W.R. LaFave, Search and Seizure § 11.4, at 673 (1978). We hold that in this case the link between
the defendant's involuntary statement and the children's expected testimony is
so close that to permit the Commonwealth to use the testimony at a trial of the
defendant would defeat the exclusionary rule's purpose to protect
constitutionally guaranteed rights and privileges.

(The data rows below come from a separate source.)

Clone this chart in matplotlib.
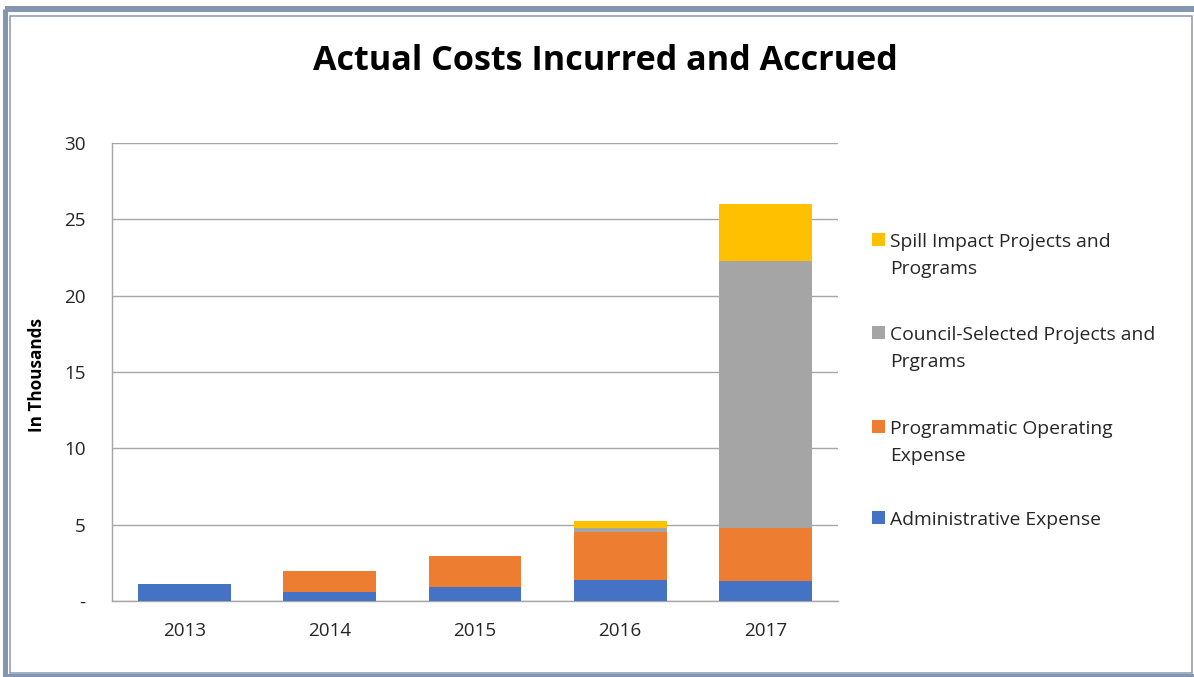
import matplotlib
matplotlib.use("Agg")
import matplotlib.pyplot as plt
from matplotlib.patches import Rectangle
from matplotlib.lines import Line2D
import numpy as np

plt.rcParams['font.family'] = ['Open Sans', 'DejaVu Sans']

years = ["2013", "2014", "2015", "2016", "2017"]
admin = [1.10, 0.60, 0.89, 1.40, 1.33]
programmatic = [0.0, 1.37, 2.04, 3.09, 3.44]
council = [0.0, 0.0, 0.0, 0.28, 17.49]
spill = [0.0, 0.0, 0.0, 0.45, 3.72]

series_labels = [
    ["Administrative Expense"],
    ["Programmatic Operating", "Expense"],
    ["Council-Selected Projects and", "Prgrams"],
    ["Spill Impact Projects and", "Programs"],
]
series_values = [admin, programmatic, council, spill]
series_colors = ["#4472C4", "#ED7D31", "#A5A5A5", "#FFC000"]
yticks = [0, 5, 10, 15, 20, 25, 30]
yticklabels = ["-", "5", "10", "15", "20", "25", "30"]

W, H = 1194, 677
fig = plt.figure(figsize=(W / 100, H / 100), dpi=100)
fig.patch.set_facecolor("white")
PX = 72 / 100  # points per pixel


def fx(px):
    return px / W


def fy(py):
    return (H - py) / H


frame_col = "#8496B0"
# thick outer band
for xs, ys, lw in [
    ([4.5, 4.5], [9, 677], 5),          # left
    ([4.5, W + 5], [8.5, 8.5], 6),      # top
    ([4.5, W + 5], [675.5, 675.5], 4),  # bottom
]:
    fig.add_artist(Line2D([fx(v) for v in xs], [fy(v) for v in ys], transform=fig.transFigure,
                          color=frame_col, linewidth=lw * PX, solid_capstyle="butt"))
# thin inner line
fig.add_artist(Rectangle((fx(9.5), fy(672.5)), fx(1192) - fx(9.5), fy(15.5) - fy(672.5),
                         transform=fig.transFigure, fill=False, edgecolor=frame_col,
                         linewidth=1.5 * PX))

ax = fig.add_axes([fx(112), fy(601), fx(838) - fx(112), fy(143) - fy(601)])
x = np.arange(len(years))
bottom = np.zeros(len(years))
for vals, col in zip(series_values, series_colors):
    v = np.array(vals)
    ax.bar(x, v, width=0.64, bottom=bottom, color=col, zorder=3)
    bottom += v

ax.set_xlim(-0.5, len(years) - 0.5)
ax.set_ylim(0, 30)
ax.set_yticks(yticks)
ax.set_yticklabels(yticklabels)
ax.set_xticks(x)
ax.set_xticklabels(years)
ax.tick_params(axis="both", length=0, labelsize=13.6, colors="#262626")
ax.tick_params(axis="x", pad=15)
ax.tick_params(axis="y", pad=19)
ax.grid(axis="y", color="#A6A6A6", linewidth=1, zorder=0)
for s in ["top", "right"]:
    ax.spines[s].set_visible(False)
for s in ["left", "bottom"]:
    ax.spines[s].set_color("#A6A6A6")
    ax.spines[s].set_linewidth(1)

fig.text(fx(37), fy(375), "In Thousands", rotation=90, ha="center", va="center",
         fontsize=12.3, fontweight="bold", color="black")

fig.text(fx(605), fy(70), "Actual Costs Incurred and Accrued", ha="center", va="baseline",
         fontsize=24.6, fontweight="bold", color="black")

# legend (top entry = last series)
entry_baselines = [525, 434, 340, 246.7]
line_gap = 27
for lines, col, base in zip(series_labels, series_colors, entry_baselines):
    fig.add_artist(Rectangle((fx(872), fy(base - 1)), 13 / W, 13 / H, transform=fig.transFigure,
                             facecolor=col, edgecolor="none"))
    for i, line in enumerate(lines):
        fig.text(fx(890), fy(base + i * line_gap), line, ha="left", va="baseline",
                 fontsize=13.9, color="#262626")

fig.savefig("out.png", dpi=100)
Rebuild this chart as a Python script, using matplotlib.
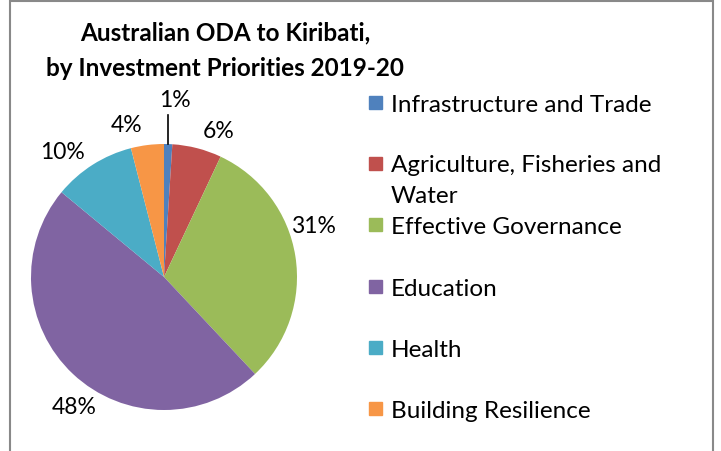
import matplotlib.pyplot as plt
from matplotlib.patches import Rectangle
import numpy as np

# data
categories = ['Infrastructure and Trade', 'Agriculture, Fisheries and\nWater',
              'Effective Governance', 'Education', 'Health', 'Building Resilience']
shares = [1, 6, 31, 48, 10, 4]
colors = ['#4F81BD', '#C0504D', '#9BBB59', '#8064A2', '#4BACC6', '#F79646']

# label spots (pie radius = 1)
label_xy = [(0.083, 1.338), (0.41, 1.105), (1.12, 0.39), (-0.677, -0.977),
            (-0.76, 0.947), (-0.278, 1.15)]

W, H = 721, 452
plt.rcParams['font.family'] = ['Lato', 'DejaVu Sans']
fig = plt.figure(figsize=(W / 100, H / 100), dpi=100)

# pie centre at (164, 278) px, radius 133 px
cx, cy, r = 164, 278, 133
x0, x1, y0, y1 = -1.2, 1.2, -1.3, 1.4
ax = fig.add_axes([(cx + x0 * r) / W, (H - cy + y0 * r) / H,
                   (x1 - x0) * r / W, (y1 - y0) * r / H])
wedges, _ = ax.pie(shares, colors=colors, startangle=90, counterclock=False,
                   radius=1, wedgeprops=dict(linewidth=0))
ax.set_xlim(x0, x1)
ax.set_ylim(y0, y1)
ax.set_aspect('equal')
ax.axis('off')

for val, (lx, ly) in zip(shares, label_xy):
    ax.text(lx, ly, f'{val}%', ha='center', va='center', fontsize=16.5, color='#000000')

# leader line for the small slice
th = np.deg2rad(90 - shares[0] * 3.6 / 2)
ax.plot([np.cos(th), np.cos(th)], [np.sin(th), 1.22], color='black', lw=1.2)

# title (baseline of the last line)
fig.text(225 / W, 1 - 76 / H, 'Australian ODA to Kiribati,\nby Investment Priorities 2019-20',
         ha='center', va='baseline', fontsize=17.5, fontweight='bold', linespacing=1.65)

# legend drawn on a fixed grid like Excel does
line_pitch = 30
for i, (name, c) in enumerate(zip(categories, colors)):
    py = 103.5 + i * 61.2
    fig.patches.append(Rectangle((369 / W, 1 - (py + 6.5) / H), 13 / W, 13 / H,
                                 transform=fig.transFigure, color=c))
    extra = name.count('\n') * line_pitch
    fig.text(391 / W, 1 - (py + 8.5 + extra) / H, name, ha='left', va='baseline',
             fontsize=17.5, linespacing=1.62)

# chart border
fig.patches.append(Rectangle((10 / W, -0.05), 703 / W, 1.05 - 2 / H, transform=fig.transFigure,
                             fill=False, edgecolor='#898989', lw=1.5))

fig.savefig('out.png', dpi=100)
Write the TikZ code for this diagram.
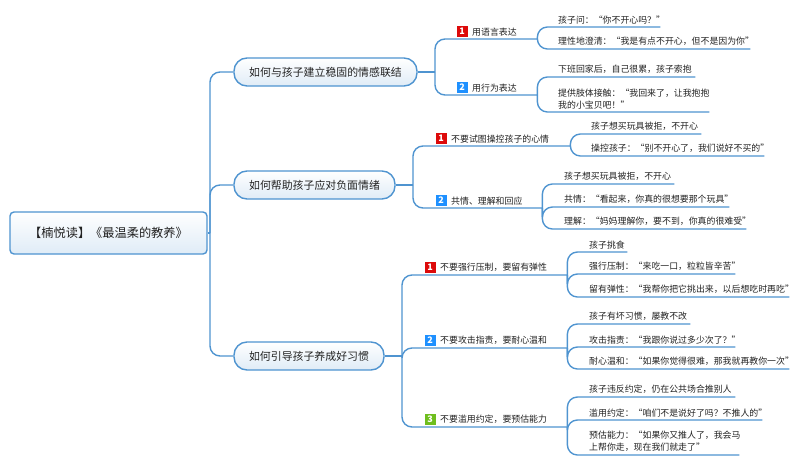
\documentclass[tikz,border=0pt]{standalone}
\usepackage{fontspec}
\setmainfont{Noto Sans CJK SC}
\definecolor{branchblue}{HTML}{4F94D0}
\definecolor{inkgrey}{HTML}{222222}
\definecolor{markred}{HTML}{DD0A0A}
\definecolor{markblue}{HTML}{1E90FF}
\definecolor{markgreen}{HTML}{6FBE1E}
\tikzset{
    branch/.style={draw=branchblue, line width=1.4pt, rounded corners=10pt},
    root/.style={draw=branchblue, line width=1.4pt, rounded corners=4pt, top color=white, bottom color=branchblue!18,
        text=inkgrey, minimum width=197pt, minimum height=42pt, font=\fontsize{12.2}{14}\selectfont},
    topic/.style={draw=branchblue, line width=1.4pt, rounded corners=13pt, top color=white, bottom color=branchblue!18,
        text=inkgrey, minimum height=28pt, font=\fontsize{10.9}{13}\selectfont},
    label/.style={anchor=south west, inner xsep=0pt, inner ysep=3pt, align=left, text=inkgrey,
        font=\fontsize{8.9}{12}\selectfont},
    mark/.style={fill=#1, text=white, inner sep=0pt, minimum size=11pt, font=\fontsize{9}{9}\selectfont\bfseries}
}
\begin{document}
\begin{tikzpicture}[x=1pt,y=-1pt]
    \useasboundingbox (0,0) rectangle (800,466);
    \node[root] (book) at (108.5,233) {【楠悦读】《最温柔的教养》};
    \coordinate (j0) at (210,233);
    \draw[branch] (book) -- (j0);
    \foreach \n/\x/\w/\y/\jx/\txt in {t1/325.5/183/72/435/如何与孩子建立稳固的情感联结,
        t2/314.5/161/185/413/如何帮助孩子应对负面情绪,
        t3/309/150/356/402/如何引导孩子养成好习惯}{
        \node[topic, minimum width=\w pt] (\n) at (\x,\y) {\txt};
        \coordinate (j\n) at (\jx,\y);
        \draw[branch] (j0) |- (\n.west);
        \draw[branch] (\n.east) -- (j\n);
    }
    % second level
    \foreach \n/\p/\x/\y/\e/\c/\k/\txt in {s11/t1/472/39/537/markred/1/用语言表达,
        s12/t1/472/95/537/markblue/2/用行为表达,
        s21/t2/451/146/570/markred/1/不要试图操控孩子的心情,
        s22/t2/451/208/542/markblue/2/共情、理解和回应,
        s31/t3/440/275/567/markred/1/不要强行压制，要留有弹性,
        s32/t3/440/348/567/markblue/2/不要攻击指责，要耐心温和,
        s33/t3/440/427/567/markgreen/3/不要滥用约定，要预估能力}{
        \pgfmathsetmacro\w{\e-\x}
        \node[label, text width=\w pt] (\n) at (\x,\y) {\txt};
        \node[mark=\c] (\n m) at (\x-10,\y-7.5) {\k};
        \draw[branch] (j\p) |- (\n.south east);
    }
    % leaves
    \foreach \n/\p/\x/\y/\e/\txt in {a1/s11/558/27/660/孩子问：“你不开心吗？”,
        a2/s11/558/49/750/理性地澄清：“我是有点不开心，但不是因为你”,
        a3/s12/558/77/695/下班回家后，自己很累，孩子索抱,
        a4/s12/558/112/709/{提供肢体接触：“我回来了，让我抱抱\\我的小宝贝吧！”},
        b1/s21/591/134/701/孩子想买玩具被拒，不开心,
        b2/s21/591/156/764/操控孩子：“别不开心了，我们说好不买的”,
        b3/s22/564/184/674/孩子想买玩具被拒，不开心,
        b4/s22/564/207/729/共情：“看起来，你真的很想要那个玩具”,
        b5/s22/564/229/746/理解：“妈妈理解你，要不到，你真的很难受”,
        c1/s31/589/252/627/孩子挑食,
        c2/s31/589/274/735/强行压制：“来吃一口，粒粒皆辛苦”,
        c3/s31/589/297/789/留有弹性：“我帮你把它挑出来，以后想吃时再吃”,
        c4/s32/589/324/690/孩子有坏习惯，屡教不改,
        c5/s32/589/347/735/攻击指责：“我跟你说过多少次了？”,
        c6/s32/589/369/789/耐心温和：“如果你觉得很难，那我就再教你一次”,
        c7/s33/589/397/735/孩子违反约定，仍在公共场合推别人,
        c8/s33/589/420/762/滥用约定：“咱们不是说好了吗？不推人的”,
        c9/s33/589/455/739/{预估能力：“如果你又推人了，我会马\\上帮你走，现在我们就走了”}}{
        \pgfmathsetmacro\w{\e-\x}
        \node[label, text width=\w pt] (\n) at (\x,\y) {\txt};
        \draw[branch] (\p.south east) |- (\n.south east);
    }
\end{tikzpicture}
\end{document}
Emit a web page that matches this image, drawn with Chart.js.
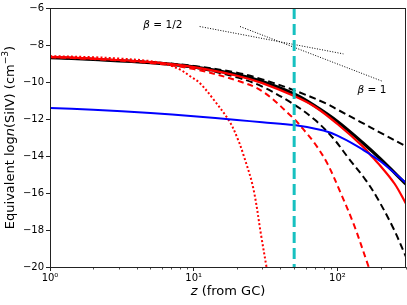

Therefore, we affirm the order suppressing
the children's testimony.
So ordered.
(FN1.) Focusing on this part of the Court's
reasoning in Ceccolini, Justice
Marshall, with whom Justice Brennan joined, dissenting, said, "The
somewhat incredible premise ... is that the police in fact refrain from illegal
behavior in which they would otherwise engage because they know in advance both
that a witness will be willing to testify and that he or she 'will be
discovered by legal means.' [Id. at 276, 98 S.Ct. at 1060]. This reasoning surely reverses the normal
sequence of events; the instances must
be very few in which a witness' willingness to testify is known before he or
she is discovered." Id. at 288, 98 S.Ct. at 1066.